In recent decades, I’ve become aware, you may have noticed, that in any meditation or contemplation about God (or whatever name you may wish to use for the Great Spirit of Life, the Mystery of Being, our Eternal Lover), the whole New Universe Story, the daily discoveries of physicists and scientists, the revelations of the central place played by Evolution, have to be at the centre of all our musings. It will take time, but already our theologians and spiritual writers are so excited at the way our understanding of God and Creation is being transformed by these new, powerful, mysterious scientific revelations. In my current daily temptations to give in to despairing tears, I continue to find light and lift in this vague understanding of my perceived and necessary participation in the rising-dying-rising of an evolving world.
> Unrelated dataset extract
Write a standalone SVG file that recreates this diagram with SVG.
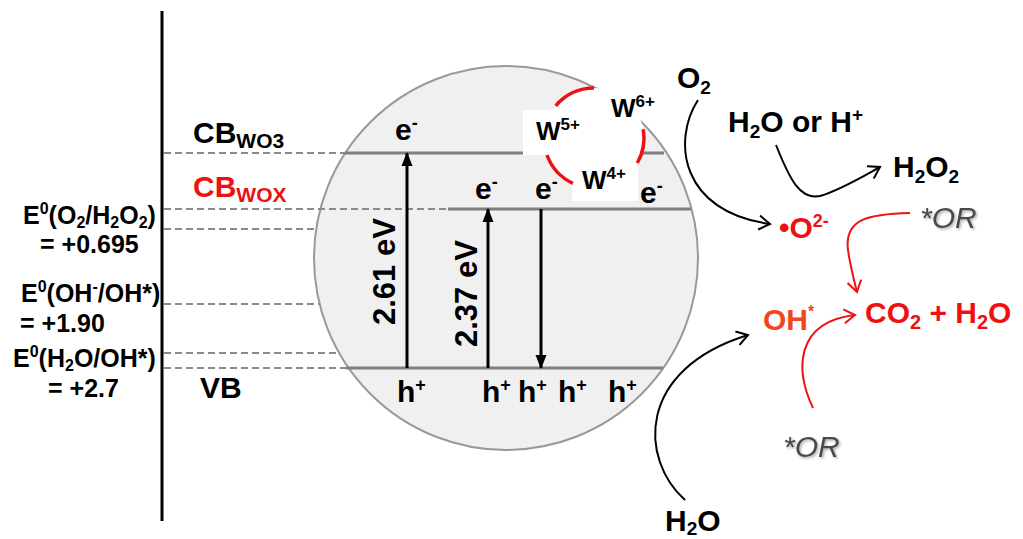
<svg xmlns="http://www.w3.org/2000/svg" width="1023" height="539" viewBox="0 0 1023 539">
<style>
text{font-family:"Liberation Sans",Arial,sans-serif;font-weight:bold;fill:#000}
.lbl{font-size:30px}
.eq{font-size:25px}
.red{fill:#ee1111}
.orr{fill:#f2461a}
.or{font-style:italic;font-weight:normal;fill:#4a4a4a;font-size:30px}
.dash{stroke:#8a8a8a;stroke-width:2;stroke-dasharray:7,4;fill:none}
.band{stroke:#7f7f7f;stroke-width:3;fill:none}
.bk{stroke:#000;stroke-width:2;fill:none}
.rd{stroke:#ee1111;stroke-width:2;fill:none}
.vt{stroke:#000;stroke-width:3;fill:none}
.ring{stroke:#ee1111;stroke-width:3.5;fill:none}
</style>
<defs>
<marker id="chevK" markerUnits="userSpaceOnUse" markerWidth="16" markerHeight="16" refX="13" refY="8" orient="auto">
<path d="M2,1 L13,8 L2,15" stroke="#000" stroke-width="2" fill="none"/>
</marker>
<marker id="chevR" markerUnits="userSpaceOnUse" markerWidth="16" markerHeight="16" refX="13" refY="8" orient="auto">
<path d="M2,1 L13,8 L2,15" stroke="#ee1111" stroke-width="2" fill="none"/>
</marker>
<marker id="tri" markerUnits="userSpaceOnUse" markerWidth="14" markerHeight="14" refX="13" refY="7" orient="auto">
<path d="M0,1.5 L14,7 L0,12.5 Z" fill="#000"/>
</marker>
<filter id="shd" x="-10%" y="-10%" width="130%" height="140%">
<feDropShadow dx="1.5" dy="1.5" stdDeviation="1" flood-color="#999" flood-opacity="0.8"/>
</filter>
</defs>

<!-- energy axis -->
<line x1="162" y1="11" x2="162" y2="521" stroke="#000" stroke-width="3"/>

<!-- particle -->
<g id="particle">
<circle cx="506" cy="258" r="192" fill="#f0f0f0" stroke="#999" stroke-width="2"/>
</g>

<g id="levels">
<line class="dash" x1="164" y1="153" x2="345" y2="153"/>
<line class="band" x1="345" y1="153" x2="664" y2="153"/>
<line class="dash" x1="164" y1="209" x2="448" y2="209"/>
<line class="band" x1="448" y1="209" x2="691" y2="209"/>
<line class="dash" x1="164" y1="229" x2="316" y2="229"/>
<line class="dash" x1="164" y1="304" x2="319" y2="304"/>
<line class="dash" x1="164" y1="353" x2="338" y2="353"/>
<line class="dash" x1="164" y1="368" x2="346" y2="368"/>
<line class="band" x1="346" y1="368" x2="663" y2="368"/>
</g>

<!-- W redox ring -->
<g id="w-ring">
<circle cx="594" cy="138" r="50" fill="#fff"/>
<rect x="523" y="110" width="60" height="45" fill="#fff"/>
<rect x="572" y="165" width="66" height="36" fill="#fff"/>
<path class="ring" d="M594,88 A50,50 0 0 0 555.7,105.9"/>
<path class="ring" d="M547,155 A50,50 0 0 0 572.9,183.3"/>
<path class="ring" d="M643.2,129.3 A50,50 0 0 1 637.3,163"/>
<text x="536" y="140" font-size="26">W<tspan font-size="17" dy="-10">5+</tspan></text>
<text x="611" y="117" font-size="26">W<tspan font-size="17" dy="-10">6+</tspan></text>
<text x="582" y="189" font-size="26">W<tspan font-size="17" dy="-10">4+</tspan></text>
</g>

<!-- left labels -->
<g id="cb-wo3"><text class="lbl" x="193" y="143">CB<tspan font-size="21" dy="5">WO3</tspan></text></g>
<g id="cb-wox"><text class="lbl red" x="193" y="197">CB<tspan font-size="21" dy="5">WOX</tspan></text></g>
<g id="vb"><text class="lbl" x="200" y="398">VB</text></g>
<g id="e-o2-h2o2">
<text class="eq" x="23" y="224">E<tspan font-size="16" dy="-10">0</tspan><tspan dy="10">(O</tspan><tspan font-size="16" dy="4">2</tspan><tspan dy="-4">/H</tspan><tspan font-size="16" dy="4">2</tspan><tspan dy="-4">O</tspan><tspan font-size="16" dy="4">2</tspan><tspan dy="-4">)</tspan></text>
<text class="eq" x="40" y="253">= +0.695</text>
</g>
<g id="e-oh-oh">
<text class="eq" x="21" y="302">E<tspan font-size="16" dy="-10">0</tspan><tspan dy="10">(OH</tspan><tspan font-size="16" dy="-10">-</tspan><tspan dy="10">/OH*)</tspan></text>
<text class="eq" x="20" y="332">= +1.90</text>
</g>
<g id="e-h2o-oh">
<text class="eq" x="13" y="367">E<tspan font-size="16" dy="-10">0</tspan><tspan dy="10">(H</tspan><tspan font-size="16" dy="4">2</tspan><tspan dy="-4">O/OH*)</tspan></text>
<text class="eq" x="48" y="397">= +2.7</text>
</g>

<!-- carriers -->
<g id="electrons">
<text class="lbl" x="395" y="140">e<tspan font-size="18" dy="-11">-</tspan></text>
<text class="lbl" x="475" y="199">e<tspan font-size="18" dy="-11">-</tspan></text>
<text class="lbl" x="535" y="199">e<tspan font-size="18" dy="-11">-</tspan></text>
<text class="lbl" x="640" y="203">e<tspan font-size="18" dy="-11">-</tspan></text>
</g>
<g id="holes">
<text class="lbl" x="397" y="402">h<tspan font-size="18" dy="-11">+</tspan></text>
<text class="lbl" x="482" y="402">h<tspan font-size="18" dy="-11">+</tspan></text>
<text class="lbl" x="518" y="402">h<tspan font-size="18" dy="-11">+</tspan></text>
<text class="lbl" x="558" y="402">h<tspan font-size="18" dy="-11">+</tspan></text>
<text class="lbl" x="608" y="402">h<tspan font-size="18" dy="-11">+</tspan></text>
</g>
<g id="gap-261"><text font-size="31" transform="translate(395,325) rotate(-90)">2.61 eV</text></g>
<g id="gap-237"><text font-size="31" transform="translate(477,347) rotate(-90)">2.37 eV</text></g>

<!-- right-side species -->
<g id="o2"><text class="lbl" x="677" y="88">O<tspan font-size="19" dy="6">2</tspan></text></g>
<g id="h2o-or-h"><text class="lbl" x="728" y="132">H<tspan font-size="19" dy="6">2</tspan><tspan dy="-6">O or H</tspan><tspan font-size="19" dy="-11">+</tspan></text></g>
<g id="h2o2"><text class="lbl" x="893" y="177">H<tspan font-size="19" dy="6">2</tspan><tspan dy="-6">O</tspan><tspan font-size="19" dy="6">2</tspan></text></g>
<g id="superoxide"><text class="lbl red" x="779" y="238" font-size="29">•O<tspan font-size="18" dy="-11">2-</tspan></text></g>
<g id="or-top"><text class="or" x="920" y="228" filter="url(#shd)">*OR</text></g>
<g id="oh-radical"><text class="lbl orr" x="763" y="330" font-size="29">OH<tspan font-size="16" dy="-13">*</tspan></text></g>
<g id="co2-h2o"><text class="lbl red" x="865" y="323" font-size="31">CO<tspan font-size="20" dy="6">2</tspan><tspan dy="-6"> + H</tspan><tspan font-size="20" dy="6">2</tspan><tspan dy="-6">O</tspan></text></g>
<g id="or-bottom"><text class="or" x="783" y="457" filter="url(#shd)">*OR</text></g>
<g id="h2o-bottom"><text class="lbl" x="665" y="531">H<tspan font-size="19" dy="4">2</tspan><tspan dy="-4">O</tspan></text></g>

<!-- connectors -->
<g id="connectors">
<line class="vt" x1="407" y1="368" x2="407" y2="153" marker-end="url(#tri)"/>
<line class="vt" x1="488" y1="368" x2="488" y2="209" marker-end="url(#tri)"/>
<line class="vt" x1="541" y1="209" x2="541" y2="368" marker-end="url(#tri)"/>
<path class="bk" d="M698,100 C672,140 680,212 770,224" marker-end="url(#chevK)"/>
<path class="bk" d="M776,145 C790,180 800,200 820,196 C840,190 860,178 880,167" marker-end="url(#chevK)"/>
<path class="bk" d="M685,500 C640,460 635,370 748,335" marker-end="url(#chevK)"/>
<path class="rd" d="M910,213 C870,214 844,218 848,250 C850,265 854,280 857,292" marker-end="url(#chevR)"/>
<path class="rd" d="M813,408 C795,370 795,322 855,315" marker-end="url(#chevR)"/>
</g>
</svg>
My suffering plays a central part in the evolving of our broken earth and of my own broken evolving body; both bodies being the precious, the beloved and the one, broken body of God.
Something else struck me a few days ago. I never once believed that God in any way sends us anything but true and good life, as pain-free and abundant as can be. Saddled with the image of an all-powerful, all-knowing, controlling, male God we had no way of dealing with the reality of suffering except by pushing some highly damaging devotional teaching about God sending us crosses during our lives to test us, to teach us a lesson, to purify us from original sin, to show us who’s boss. Because of my certainty regarding my own fallible mother’s love for me, I never understood how the most loving ‘Person’ ever, could deliberately allow pain or even inflict torture on young and old, to examine and check out our love for our Creator. Imagine your mother sticking pins into you when you were small just to make sure that you loved her!
In spite of all the reflections in this section about the grace hidden within suffering, there persists a poisonous indoctrination that needs repeated reassurance for God’s (all) people that suffering is never a punishment for sin. This terrible and destructive spiritual teaching has destroyed a key element of the Christian faith. Again, as we have already touched on and arising from a thoroughly flawed doctrine of original sin, we have believed that God literally and historically turfed a non-existent Adam and Eve out of a non-existent garden, having been seduced by a non-existent, multilingual snake. When our Church’s theological clean-up takes place we will be horrified at how gullible and naïve we all have been in believing such love-destroying fallacies. (Please check out the beautiful meaning of the Adam and Eve myth, with its revelation about humanity’s attraction to what is dark and evil; but also humanity’s openness to the bright light of divinity that will always outshine the deadly shadows that also live within us.) The deadly theory of making daily and lifelong reparation to a very dissatisfied and angry God because of our ‘first parents’ original sin’ has never entered my thoughts about my current situation. I beg of you, dear reader, please, in the name of a love that is sublime, supreme and so intimate, that is as tender and passionate and personal as you have ever encountered, do not let those destructive thoughts, even for one second, ever influence your heart.